When dealing with probabilities, understanding the probability of the intersection of two events is crucial. The intersection of events refers to the event that both events occur. In symbolic form, the intersection is denoted as \(A \cap B\). To find the probability of this intersection, we use the formula:

• \( \mathrm{P}(A \cap B) = \mathrm{P}(A) + \mathrm{P}(B) - \mathrm{P}(A \cup B) \)

This formula finds its use in scenarios where two events, say \(A\) and \(B\), are each associated with probabilities, and their simultaneous occurrence needs to be determined. For instance, in our exercise, both regions \(R_1\) and \(R_2\) getting infested is the intersection event. By plugging in the values:

• \( \mathrm{P}(A) = \frac{15}{20} \) and \( \mathrm{P}(B) = \frac{8}{20} \)
• Subtracting the union \( \mathrm{P}(A \cup B) = \frac{16}{20} \)
• We get \( \mathrm{P}(A \cap B) = \frac{7}{20} \)

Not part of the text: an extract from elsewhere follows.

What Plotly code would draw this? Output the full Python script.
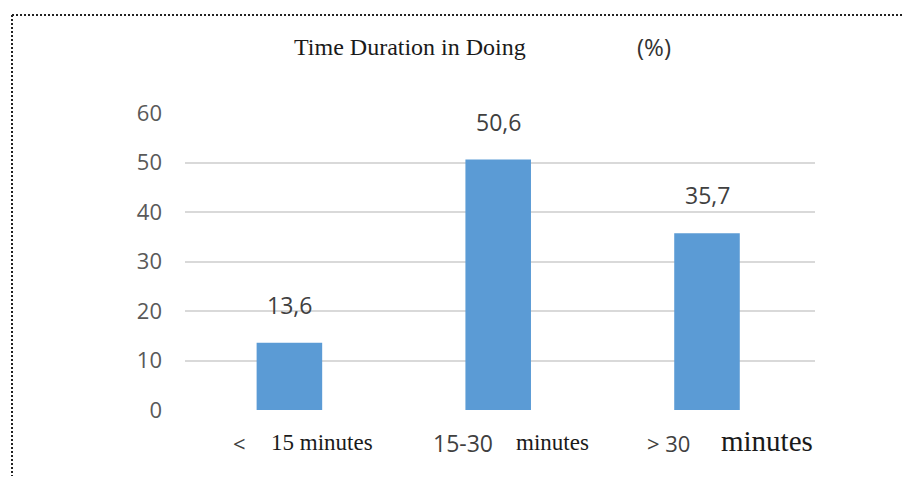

This intersection tells us that there's a \( \frac{7}{20} \) probability both regions are infested simultaneously.

The union of events refers to the occurrence of at least one of the events happening. In probability terms, this is denoted by \(A \cup B\). It embodies scenarios such as either event \(A\), event \(B\), or both happening. The probability of the union is given by:

• \( \mathrm{P}(A \cup B) = \mathrm{P}(A) + \mathrm{P}(B) - \mathrm{P}(A \cap B) \)

This formula captures the likelihood of at least one of the events occurring, while adjusting for any overlap in their occurrence (the intersection).
In our context, \(A\) represents region \(R_1\) being infested, and \(B\) region \(R_2\). From the exercise, the union probability is given as \( \frac{4}{5} \).

• This means there's an 80% chance that at least one of the regions is infested.
• It's important because knowing the extent of overlap helps us pinpoint more precise probabilities like the conditional probability later.

Probability theory is the mathematical framework that quantifies uncertainty. It equips us with the tools to measure the likelihood of various events. One key concept within this theory is conditional probability, which questions given one event occurring, what is the probability of another event occurring.
Conditional Probability:Conditional probability is calculated using:

• \( \mathrm{P}(B|A) = \frac{\mathrm{P}(A \cap B)}{\mathrm{P}(A)} \)

This formula allows us to refine probabilities based on additional information. In the exercise, this concept answers the question if \(R_1\) is already infested, how likely is \(R_2\) to be infested too?

• Given \( \mathrm{P}(A \cap B) = \frac{7}{20} \) and \( \mathrm{P}(A) = \frac{15}{20} \)
• The conditional probability is \( \mathrm{P}(B|A) = \frac{7}{15} \)

Knowing this tells farmers the likelihood of multiple infestations, helping with more precise risk management.